This work addresses the challenges posed by the high-density, large-scale deployment of next-generation networks—such as 6G driven by generative AI and quantum computing—where uncertainties render traditional model-based optimization methods, which rely on precise models and incur high computational complexity, increasingly impractical. The paper systematically reviews and explores the application of stochastic optimization algorithms in both single-objective and multi-objective settings, integrating model-driven and learning-driven paradigms to effectively tackle core challenges including load balancing, energy efficiency, and spectral efficiency. It establishes, for the first time, a clear connection between stochastic optimization and next-generation networking, identifies eight key open problems, and proposes a novel, scalable, and efficient intelligent optimization framework to provide theoretical foundations and future research directions for 6G network design.

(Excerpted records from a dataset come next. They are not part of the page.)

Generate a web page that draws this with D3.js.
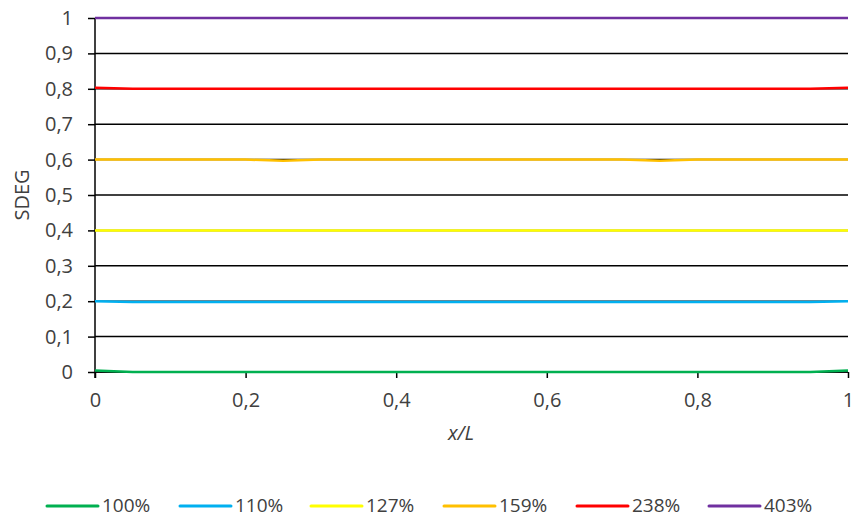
<!DOCTYPE html>
<html><head><meta charset="utf-8">
<script src="https://cdn.jsdelivr.net/npm/d3@7"></script>
<style>body{margin:0;background:#fff}text{font-family:"Open Sans",sans-serif;fill:#404040}</style>
</head><body><svg id="c" width="853" height="518"></svg>
<script>
const xs = [0,0.05,0.1,0.15,0.2,0.25,0.3,0.35,0.4,0.45,0.5,0.55,0.6,0.65,0.7,0.75,0.8,0.85,0.9,0.95,1];
const s100 = [0.004,0,0,0,0,0,0,0,0,0,0,0,0,0,0,0,0,0,0,0,0.004];
const s110 = [0.2,0.198,0.198,0.198,0.198,0.198,0.198,0.198,0.198,0.198,0.198,0.198,0.198,0.198,0.198,0.198,0.198,0.198,0.198,0.198,0.2];
const s127 = [0.4,0.4,0.4,0.4,0.4,0.4,0.4,0.4,0.4,0.4,0.4,0.4,0.4,0.4,0.4,0.4,0.4,0.4,0.4,0.4,0.4];
const s159 = [0.6,0.6,0.6,0.6,0.6,0.597,0.6,0.6,0.6,0.6,0.6,0.6,0.6,0.6,0.6,0.597,0.6,0.6,0.6,0.6,0.6];
const s238 = [0.803,0.8,0.8,0.8,0.8,0.8,0.8,0.8,0.8,0.8,0.8,0.8,0.8,0.8,0.8,0.8,0.8,0.8,0.8,0.8,0.803];
const s403 = [1,1,1,1,1,1,1,1,1,1,1,1,1,1,1,1,1,1,1,1,1];
const seriesNames = ["100%","110%","127%","159%","238%","403%"];
const seriesColors = ["#00B050","#00B0F0","#FFFF00","#FFC000","#FF0000","#7030A0"];
const seriesData = [s100,s110,s127,s159,s238,s403];
const xTicks = [0,0.2,0.4,0.6,0.8,1];
const yTicks = [0,0.1,0.2,0.3,0.4,0.5,0.6,0.7,0.8,0.9,1];
const fmt = d => String(+d.toFixed(1)).replace(".", ",");

const svg = d3.select("#c");
const x = d3.scaleLinear().domain([0,1]).range([95,848]);
const y = d3.scaleLinear().domain([0,1]).range([372,18]);

// gridlines
svg.append("g").selectAll("line").data(yTicks).join("line")
  .attr("x1",x(0)).attr("x2",x(1)).attr("y1",d=>y(d)).attr("y2",d=>y(d))
  .attr("stroke","#000").attr("stroke-width",1.5);

// y axis
const ya = svg.append("g").attr("transform",`translate(${x(0)},0)`)
  .call(d3.axisLeft(y).tickValues(yTicks).tickFormat(fmt).tickSize(7).tickPadding(15));
ya.select(".domain").attr("stroke","#000").attr("stroke-width",1.5).attr("d",`M0,${y(0)+6}V${y(1)}`);
ya.selectAll(".tick line").attr("stroke","#000").attr("stroke-width",1.5);
ya.selectAll("text").style("font-size","20px").attr("fill","#404040");

// x axis
const xa = svg.append("g").attr("transform",`translate(0,${y(0)})`)
  .call(d3.axisBottom(x).tickValues(xTicks).tickFormat(fmt).tickSize(6).tickPadding(15));
xa.select(".domain").attr("stroke","#000").attr("stroke-width",1.5).attr("d",`M${x(0)},0H${x(1)}`);
xa.selectAll(".tick line").attr("stroke","#000").attr("stroke-width",1.5);
xa.selectAll("text").style("font-size","20px").attr("fill","#404040");

// series
const line = d3.line().x((d,i)=>x(xs[i])).y(d=>y(d));
seriesData.forEach((s,k)=>{
  svg.append("path").datum(s).attr("d",line).attr("fill","none")
    .attr("stroke",seriesColors[k]).attr("stroke-width",2.5);
});

// axis titles
svg.append("text").attr("x",461).attr("y",440).attr("text-anchor","middle")
  .style("font-size","20px").style("font-style","italic").text("x/L");
svg.append("text").attr("transform","translate(29,195) rotate(-90)").attr("text-anchor","middle")
  .style("font-size","20px").text("SDEG");

// legend
const legX = [47,180,311,444,577,709];
const lg = svg.append("g").selectAll("g").data(seriesNames).join("g")
  .attr("transform",(d,i)=>`translate(${legX[i]},506)`);
lg.append("line").attr("x1",0).attr("x2",51).attr("y1",0).attr("y2",0)
  .attr("stroke",(d,i)=>seriesColors[i]).attr("stroke-width",3).attr("stroke-linecap","round");
lg.append("text").attr("x",55).attr("y",6).style("font-size","19px").text(d=>d);
</script></body></html>
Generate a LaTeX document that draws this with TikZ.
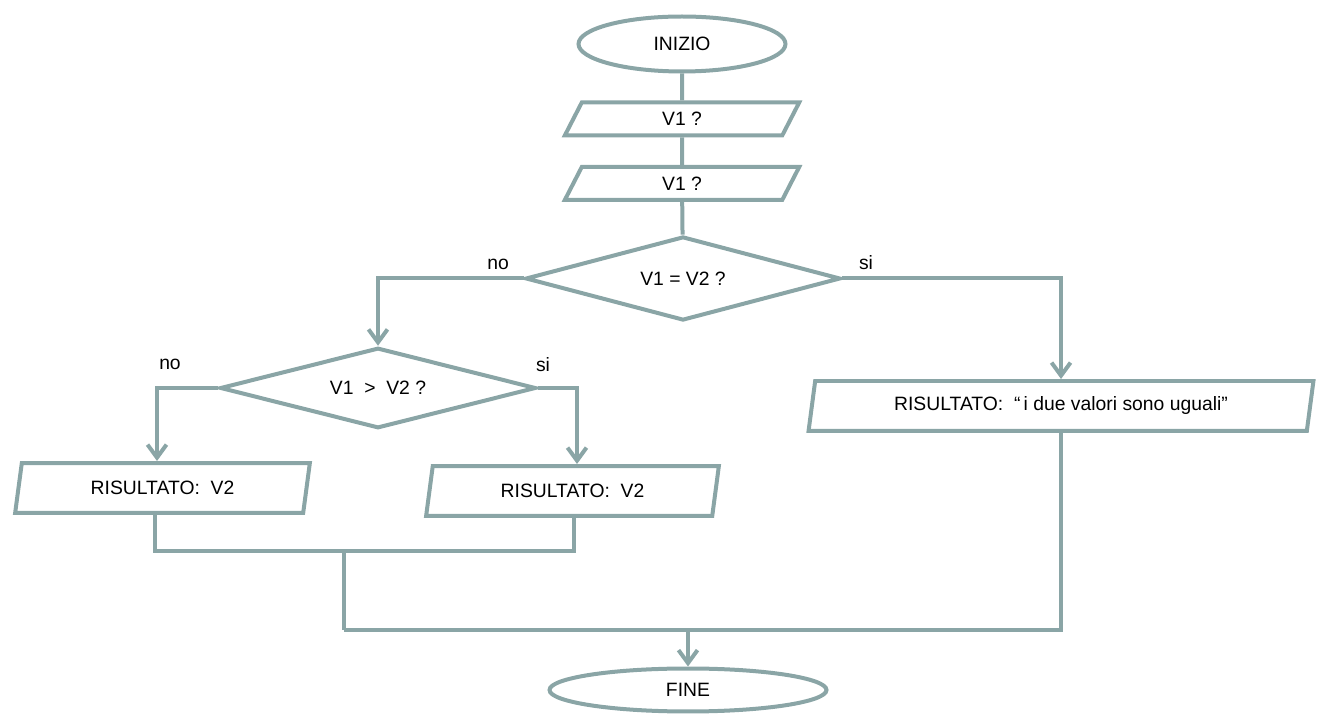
\documentclass[tikz,border=0pt]{standalone}
\usepackage{fontspec}
\setmainfont{Liberation Sans}
\usetikzlibrary{shapes.geometric,arrows.meta}
\definecolor{fc}{RGB}{138,165,166}
\begin{document}
\begin{tikzpicture}[x=0.02cm,y=-0.02cm,
  every node/.style={font=\fontsize{11}{13}\selectfont, text=black},
  ln/.style={draw=fc, line width=0.08cm},
  term/.style={ln, ellipse, inner sep=0pt},
  io/.style={ln, trapezium, trapezium left angle=76, trapezium right angle=104,
     trapezium stretches=true, inner sep=0pt},
  dec/.style={ln, diamond, inner sep=0pt},
  con/.style={draw=fc, line width=0.08cm},
  arr/.style={con, -{Straight Barb[length=0.26cm,width=0.38cm,line width=0.08cm]}},
  lbl/.style={inner sep=0pt}]
\useasboundingbox (0,0) rectangle (1319,715);

\node[term, minimum width=4.14cm, minimum height=1.1cm] (inizio) at (682,44) {INIZIO};
\node[io, minimum width=4.7cm, minimum height=0.66cm] (p1) at (682,119) {V1 ?};
\node[io, minimum width=4.7cm, minimum height=0.66cm] (p2) at (682,183.5) {V1 ?};
\node[dec, shape aspect=3.8, minimum width=6.3cm, minimum height=1.68cm] (d1) at (683,278.5) {V1 = V2 ?};
\node[dec, shape aspect=3.95, minimum width=6.32cm, minimum height=1.61cm] (d2) at (378,388) {V1 \ > \ V2 ?};
\node[io, minimum width=5.94cm, minimum height=1.0cm] (p3) at (162.5,488) {RISULTATO: \ V2};
\node[io, minimum width=5.9cm, minimum height=1.0cm] (p4) at (572.5,491) {RISULTATO: \ V2};
\node[io, minimum width=10.1cm, minimum height=1.0cm] (p5) at (1061,406) {RISULTATO: \ ``\,i due valori sono uguali''};
\node[term, minimum width=5.54cm, minimum height=0.86cm] (fine) at (688,690) {FINE};

\node[lbl] (l1) at (498,264) {no};
\node[lbl] (l2) at (866,263) {si};
\node[lbl] (l3) at (170,364) {no};
\node[lbl] (l4) at (543,365) {si};

\coordinate (j1) at (344,551);
\coordinate (j2) at (344,630);

\draw[con] (inizio) -- (p1);
\draw[con] (p1) -- (p2);
\draw[con] (p2) -- (d1);
\draw[arr] (d1.west) -| (d2.north);
\draw[arr] (d1.east) -| (p5.north);
\draw[arr] (d2.west) -| ([xshift=-0.11cm]p3.north);
\draw[arr] (d2.east) -| ([xshift=0.09cm]p4.north);
\draw[con] ([xshift=-0.15cm]p3.south) |- (j1) -| ([xshift=0.03cm]p4.south);
\draw[con] (j1) -- (j2);
\draw[con] (p5.south) |- (j2);
\draw[arr] (fine.north |- j2) -- (fine.north);
\end{tikzpicture}
\end{document}
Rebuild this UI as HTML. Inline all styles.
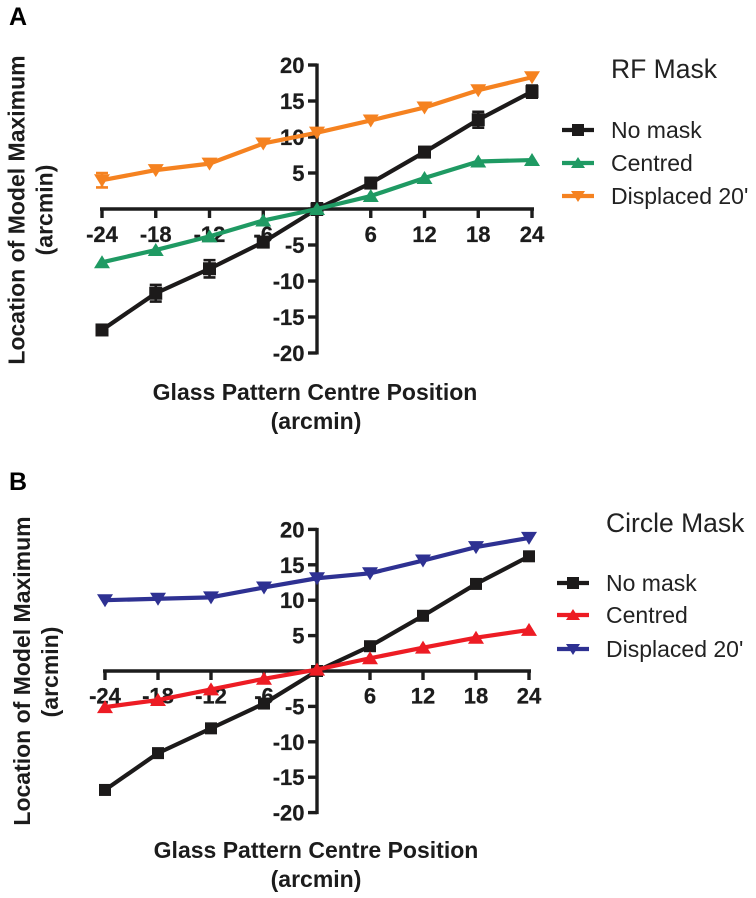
<!DOCTYPE html>
<html>
<head>
<meta charset="utf-8">
<title>Location of Model Maximum</title>
<style>
html,body{margin:0;padding:0;background:#fff;}
svg{display:block;}
text{font-family:"Liberation Sans",sans-serif;fill:#1c1c1c;}
.tick{font-weight:bold;font-size:22px;stroke:#1c1c1c;stroke-width:0.25px;}
.title{font-weight:bold;font-size:23px;}
.leg{font-size:23px;fill:#222;}
.mask{font-size:26.5px;fill:#222;}
</style>
</head>
<body>
<svg id="chart" width="756" height="898" viewBox="0 0 756 898" xmlns="http://www.w3.org/2000/svg">
  <text x="9" y="25" style="font-weight:bold;font-size:25px;fill:#000">A</text>
  <text x="9" y="490" style="font-weight:bold;font-size:25px;fill:#000">B</text>

  <text class="title" text-anchor="middle" transform="translate(24.5,210) rotate(-90)">Location of Model Maximum</text>
  <text class="title" text-anchor="middle" transform="translate(52.5,210) rotate(-90)">(arcmin)</text>
  <text class="title" text-anchor="middle" x="315" y="400">Glass Pattern Centre Position</text>
  <text class="title" text-anchor="middle" x="316" y="429">(arcmin)</text>
  <text class="mask" x="611" y="78">RF Mask</text>

  <text class="title" text-anchor="middle" transform="translate(30,671) rotate(-90)">Location of Model Maximum</text>
  <text class="title" text-anchor="middle" transform="translate(58,672) rotate(-90)">(arcmin)</text>
  <text class="title" text-anchor="middle" x="316" y="858">Glass Pattern Centre Position</text>
  <text class="title" text-anchor="middle" x="316" y="887">(arcmin)</text>
  <text class="mask" x="606" y="532">Circle Mask</text>
</svg>
<script>
var xCategories = [-24, -18, -12, -6, 0, 6, 12, 18, 24];
var yTicks = [20, 15, 10, 5, -5, -10, -15, -20];
var xTicks = [-24, -18, -12, -6, 6, 12, 18, 24];
var seriesNames = ['No mask', 'Centred', "Displaced 20'"];

var panelANoMask = [-16.8, -11.7, -8.3, -4.6, 0, 3.6, 7.9, 12.4, 16.3];
var panelACentred = [-7.4, -5.7, -3.8, -1.6, 0, 1.8, 4.3, 6.6, 6.8];
var panelADisplaced = [4.0, 5.4, 6.3, 9.1, 10.6, 12.3, 14.1, 16.5, 18.3];
var panelANoMaskErr = [0.5, 1.15, 1.2, 0.7, 0.8, 0.7, 0.7, 1.1, 0.85];
var panelACentredErr = [0, 0, 0, 0, 0, 0, 0, 0, 0];
var panelADisplacedErr = [1.0, 0, 0, 0, 0, 0, 0, 0, 0];

var panelBNoMask = [-16.8, -11.6, -8.1, -4.6, 0, 3.5, 7.8, 12.3, 16.2];
var panelBCentred = [-5.1, -4.1, -2.6, -1.1, 0.2, 1.8, 3.3, 4.7, 5.8];
var panelBDisplaced = [10.0, 10.2, 10.4, 11.8, 13.1, 13.8, 15.6, 17.5, 18.8];
var panelBNoErr = [0, 0, 0, 0, 0, 0, 0, 0, 0];

var svg = document.getElementById('chart');
var NS = 'http://www.w3.org/2000/svg';

function make(tag, attrs, parent) {
  var el = document.createElementNS(NS, tag);
  for (var k in attrs) el.setAttribute(k, attrs[k]);
  parent.appendChild(el);
  return el;
}

function drawMarker(g, shape, cx, cy, color, size) {
  var el;
  if (shape === 'square') {
    el = make('rect', {x: cx - size, y: cy - size, width: size * 2, height: size * 2, fill: color}, g);
  } else if (shape === 'up') {
    el = make('polygon', {points: (cx) + ',' + (cy - size) + ' ' + (cx + size + 1) + ',' + (cy + size - 1) + ' ' + (cx - size - 1) + ',' + (cy + size - 1), fill: color}, g);
  } else {
    el = make('polygon', {points: (cx) + ',' + (cy + size) + ' ' + (cx + size + 1) + ',' + (cy - size + 1) + ' ' + (cx - size - 1) + ',' + (cy - size + 1), fill: color}, g);
  }
  
  
}

function drawPanel(p) {
  function xs(v) { return p.x0 + (v - xCategories[0]) * (p.x1 - p.x0) / (xCategories[xCategories.length - 1] - xCategories[0]); }
  function ys(v) { return p.yZero - v * p.yPerUnit; }
  var root = make('g', {}, svg);
  
  
  var axisColor = '#1c1c1c';

  var xAxis = make('line', {x1: xs(-24) - 2, x2: xs(24) + 2, y1: ys(0), y2: ys(0), stroke: axisColor, 'stroke-width': 3.4}, root);
  
  
  var yAxis = make('line', {x1: xs(0), x2: xs(0), y1: ys(20) - 1.5, y2: ys(-20) + 1.5, stroke: axisColor, 'stroke-width': 3.4}, root);
  
  

  xTicks.concat([0]).forEach(function (v) {
    var t = make('line', {x1: xs(v), x2: xs(v), y1: ys(0), y2: ys(0) + 9, stroke: axisColor, 'stroke-width': 3.4}, root);
    
    
  });
  xTicks.forEach(function (v) {
    var l = make('text', {x: xs(v), y: ys(0) + p.xLabelOffset, 'text-anchor': 'middle', 'class': 'tick'}, root);
    l.textContent = String(v);
    
    
  });
  yTicks.concat([0]).forEach(function (v) {
    var t = make('line', {x1: xs(0) - 9, x2: xs(0), y1: ys(v), y2: ys(v), stroke: axisColor, 'stroke-width': 3.4}, root);
    
    
  });
  yTicks.forEach(function (v) {
    var l = make('text', {x: xs(0) - 12.5, y: ys(v) + 8, 'text-anchor': 'end', 'class': 'tick'}, root);
    l.textContent = String(v);
    
    
  });

  p.series.forEach(function (s, si) {
    var g = make('g', {}, root);
    
    
    s.err.forEach(function (e, i) {
      if (!e) return;
      var cx = xs(xCategories[i]);
      var top = ys(s.values[i] + e), bot = ys(s.values[i] - e);
      var bar = make('path', {d: 'M' + cx + ' ' + top + 'V' + bot + 'M' + (cx - 6) + ' ' + top + 'H' + (cx + 6) + 'M' + (cx - 6) + ' ' + bot + 'H' + (cx + 6), stroke: s.color, 'stroke-width': 2.6, fill: 'none'}, g);
      
      
    });
    var pts = s.values.map(function (v, i) { return xs(xCategories[i]) + ',' + ys(v); }).join(' ');
    var line = make('polyline', {points: pts, fill: 'none', stroke: s.color, 'stroke-width': 4.2, 'stroke-linejoin': 'round'}, g);
    
    
    s.values.forEach(function (v, i) {
      drawMarker(g, s.shape, xs(xCategories[i]), ys(v), s.color, s.shape === 'square' ? p.squareSize : 7);
    });

    var lg = make('g', {}, root);
    
    
    var ly = p.legendY[si];
    make('line', {x1: p.legendX, x2: p.legendX + 32, y1: ly, y2: ly, stroke: s.color, 'stroke-width': 4.2}, lg);
    drawMarker(lg, s.shape, p.legendX + 16, ly, s.color, 6);
    var txt = make('text', {x: p.legendX + 49, y: ly + 8, 'class': 'leg'}, lg);
    txt.textContent = seriesNames[si];
    
    
  });
}

drawPanel({
  id: 'panel-a', x0: 102, x1: 532, yZero: 209, yPerUnit: 7.2, xLabelOffset: 33, squareSize: 6.5,
  legendX: 562, legendY: [130, 163, 196],
  series: [
    {values: panelANoMask, err: panelANoMaskErr, color: '#1c1a1a', shape: 'square'},
    {values: panelACentred, err: panelACentredErr, color: '#1f9a63', shape: 'up'},
    {values: panelADisplaced, err: panelADisplacedErr, color: '#f58220', shape: 'down'}
  ]
});
drawPanel({
  id: 'panel-b', x0: 105, x1: 529, yZero: 671, yPerUnit: 7.08, xLabelOffset: 32.5, squareSize: 6,
  legendX: 557, legendY: [583, 615, 649],
  series: [
    {values: panelBNoMask, err: panelBNoErr, color: '#1c1a1a', shape: 'square'},
    {values: panelBCentred, err: panelBNoErr, color: '#ed1c24', shape: 'up'},
    {values: panelBDisplaced, err: panelBNoErr, color: '#2e3192', shape: 'down'}
  ]
});
</script>
</body>
</html>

Next Generation (NG) networks move beyond simply connecting devices to creating an ecosystem of connected intelligence, especially with the support of generative Artificial Intelligence (AI) and quantum computation. These systems are expected to handle large-scale deployments and high-density networks with diverse functionalities. As a result, there is an increasing demand for efficient and intelligent algorithms that can operate under uncertainty from both propagation environments and networking systems. Traditional optimization methods often depend on accurate theoretical models of data transmission, but in real-world NG scenarios, they suffer from high computational complexity in large-scale settings. Stochastic Optimization (SO) algorithms, designed to accommodate extremely high density and extensive network scalability, have emerged as a powerful solution for optimizing wireless networks. This includes various categories that range from model-based approaches to learning-based approaches. These techniques are capable of converging within a feasible time frame while addressing complex, large-scale optimization problems. However, there is currently limited research on SO applied for NG networks, especially the upcoming Sixth-Generation (6G). In this survey, we emphasize the relationship between NG systems and SO by eight open questions involving the background, key features, and lesson learned. Overall, our study starts by providing a detailed overview of both areas, covering fundamental and widely used SO techniques, spanning from single to multi-objective signal processing. Next, we explore how different algorithms can solve NG challenges, such as load balancing, optimizing energy efficiency, improving spectral efficiency, or handling multiple performance trade-offs. Lastly, we highlight the challenges in the current research and propose new directions for future studies.